The tension between self-interest and selflessness lies at the core of Michael Clayton, a George Clooney-headlined drama that, for a time, effectively taps into a contemporary disgust with amoral corporate profiteering. Clooney is Michael Clayton, a “fixer” (a.k.a. solver of unsavory problems) at a top New York law firm who, at film’s inception, seems a withered shell of a man who believes himself to be not a “miracle worker” (as his bosses advertise) but merely a high-priced janitor. His disillusionment, amplified by gambling debts and resentment over his junkie brother’s role in torpedoing a business venture, is further deepened when the firm’s ace litigator Arthur Edens (Tom Wilkinson) strips nude during a billion-dollar lawsuit deposition in which he’s representing nefarious agrochemical company U/North. It’s an act that serves as Edens’s warning shot across his employers’ bow, indicating that he’s switching sides to help reveal U/North’s culpability, and soon leads Clayton to unpleasant revelations about the lengths to which people, including himself, will go to maintain power.
Employing sleek blues and grays that make big biz skullduggery seem downright sensual, writer-director Tony Gilroy takes cues from executive producer Steven Soderbergh, whose influence is also felt in the story’s flashback structure and Erin Brokovich-ish social consciousness.

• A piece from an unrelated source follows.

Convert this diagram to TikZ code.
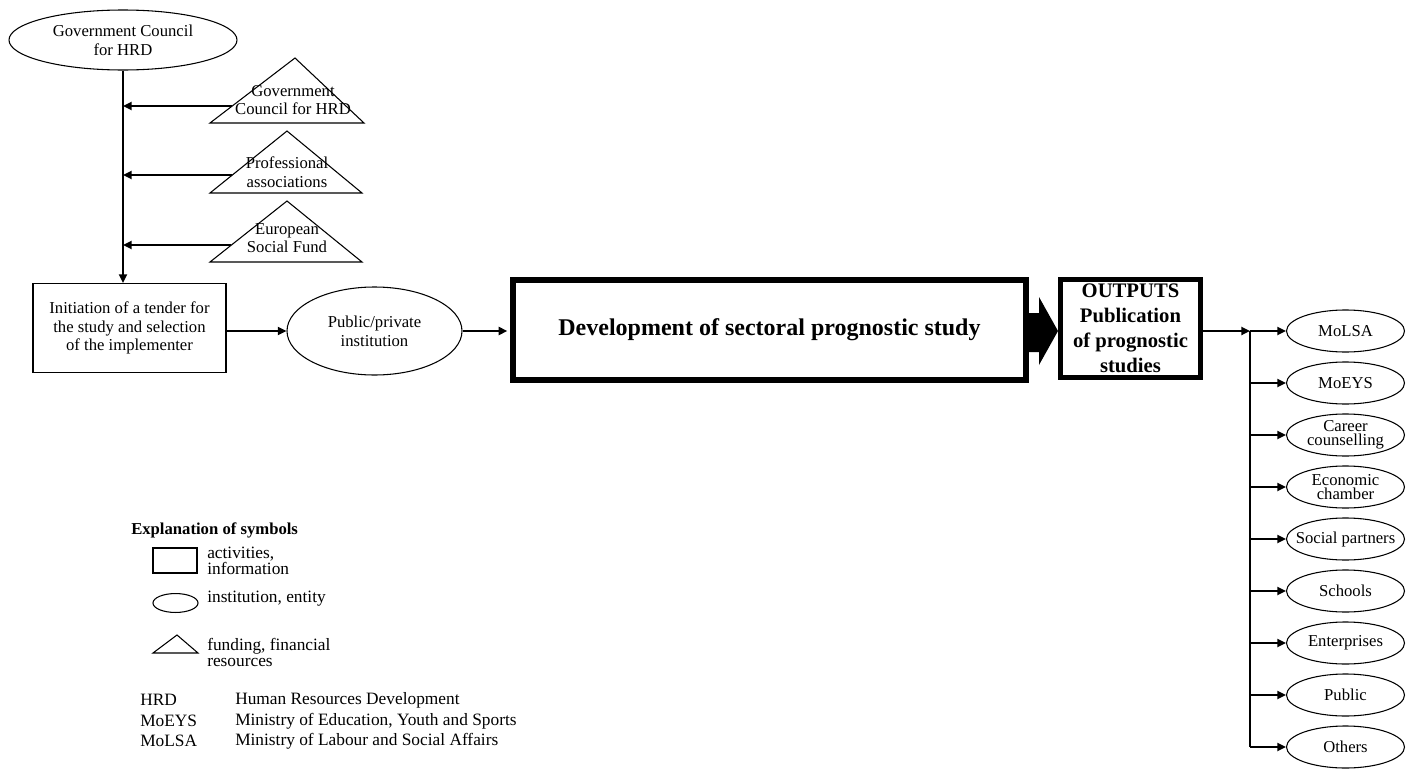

Gilroy’s script comes jam-packed with peripheral details, from Clayton’s family life, to a symbolic book discussed by Clayton’s son, to the machinations of the firm’s co-founder (Sydney Pollack) and chief counsel (Tilda Swinton), thereby giving Michael Clayton a depth of character and situation that helps obscure the fact that its uplifting narrative trajectory is creakily conventional. Assuming a counterfeit air of complexity via subplot overload is a strategy that makes the film not unlike Clayton and his adversaries, all expert manufacturers of misleading fictions.

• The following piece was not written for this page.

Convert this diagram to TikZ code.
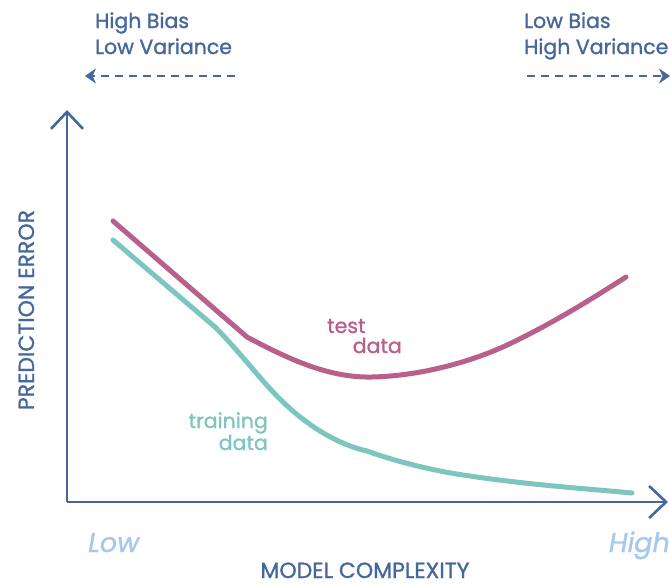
\documentclass[tikz,border=0pt]{standalone}
\usepackage{fontspec}
\setmainfont{Poppins}[UprightFeatures={FakeBold=1.2},ItalicFeatures={FakeBold=1.2}]
\usetikzlibrary{arrows.meta,positioning}
\definecolor{axisblue}{HTML}{46679B}
\definecolor{testpink}{HTML}{B8608A}
\definecolor{trainteal}{HTML}{7DC5BF}
\definecolor{lightblue}{HTML}{A4C8F0}

\begin{document}
\begin{tikzpicture}[x=1pt,y=-1pt]
    \tikzstyle{lbl}=[text=axisblue,font=\fontsize{20.5}{24}\selectfont,inner sep=0pt]
    \tikzstyle{ttl}=[lbl,font=\fontsize{22}{24}\selectfont]
    \tikzstyle{tick}=[text=lightblue,font=\fontsize{27}{28}\selectfont\itshape,inner sep=0pt]
    \tikzstyle{axis}=[draw=axisblue,line width=2.6pt,-{Straight Barb[length=17pt,width=32pt,line width=2.6pt]}]
    \tikzstyle{trend}=[draw=axisblue,line width=2.6pt,dash pattern=on 8pt off 6pt,-{Stealth[length=11pt,width=15pt]}]
    \tikzstyle{curve}=[line width=5pt,line cap=round,line join=round]

    \useasboundingbox (0,0) rectangle (670,584);

    % axes
    \coordinate (origin) at (67,502);
    \coordinate (y_top) at (67,110);
    \coordinate (x_end) at (668,502);
    \draw[axis] (origin) -- (y_top);
    \draw[axis] (origin) -- (x_end);

    % bias / variance
    \node[lbl,anchor=base west](hb_bias) at (95,28) {High Bias};
    \node[lbl,anchor=base west](lv_var) at (95,54) {Low Variance};
    \node[lbl,anchor=base west](lb_bias) at (524,28) {Low Bias};
    \node[lbl,anchor=base west](hv_var) at (524,54) {High Variance};
    \coordinate (left_from) at (235,76);
    \coordinate (left_to) at (85,76);
    \coordinate (right_from) at (527,76);
    \coordinate (right_to) at (670,76);
    \draw[trend] (left_from) -- (left_to);
    \draw[trend] (right_from) -- (right_to);

    % curves
    \draw[curve,testpink] (113,221) -- (247,337)
        .. controls (290,360) and (330,378) .. (372,377)
        .. controls (420,376) and (470,362) .. (505,346)
        .. controls (550,325) and (590,300) .. (626,277);
    \draw[curve,trainteal] (113,240) -- (215,327)
        .. controls (240,352) and (262,382) .. (283,402)
        .. controls (310,428) and (340,445) .. (367,451)
        .. controls (400,463) and (440,472) .. (470,476)
        .. controls (530,485) and (590,489) .. (632,493);

    % curve labels
    \node[lbl,text=testpink,anchor=base west](test_lbl) at (327,333) {test};
    \node[lbl,text=testpink,anchor=base east](test_data) at (402,353) {data};
    \node[lbl,text=trainteal,anchor=base east](train_lbl) at (268,428) {training};
    \node[lbl,text=trainteal,anchor=base east](train_data) at (268,450) {data};

    % axis titles
    \node[tick,anchor=base west](low) at (88,552) {Low};
    \node[tick,anchor=base east](high) at (670,552) {High};
    \node[ttl,anchor=base](x_title) at (365,578) {MODEL COMPLEXITY};
    \node[ttl,anchor=base,rotate=90](y_title) at (34,310) {PREDICTION ERROR};
\end{tikzpicture}
\end{document}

And yet there’s sincerity in Gilroy’s belief in man’s aptitude for recognizing the error of his ways, as well as in his acknowledgement that realignments of one’s moral compass often require great application. That Clayton’s third-act transformation feels like wish-fulfillment is at least partially due to the fact that it comes at little personal cost. Still, damn if Clooney doesn’t sell it with gusto, exuding poignant confliction over choices which can never fully be atoned for even during the prolonged closing close-up that reveals the film’s guiding impetus as an Oscar-baiting vehicle for its leading man.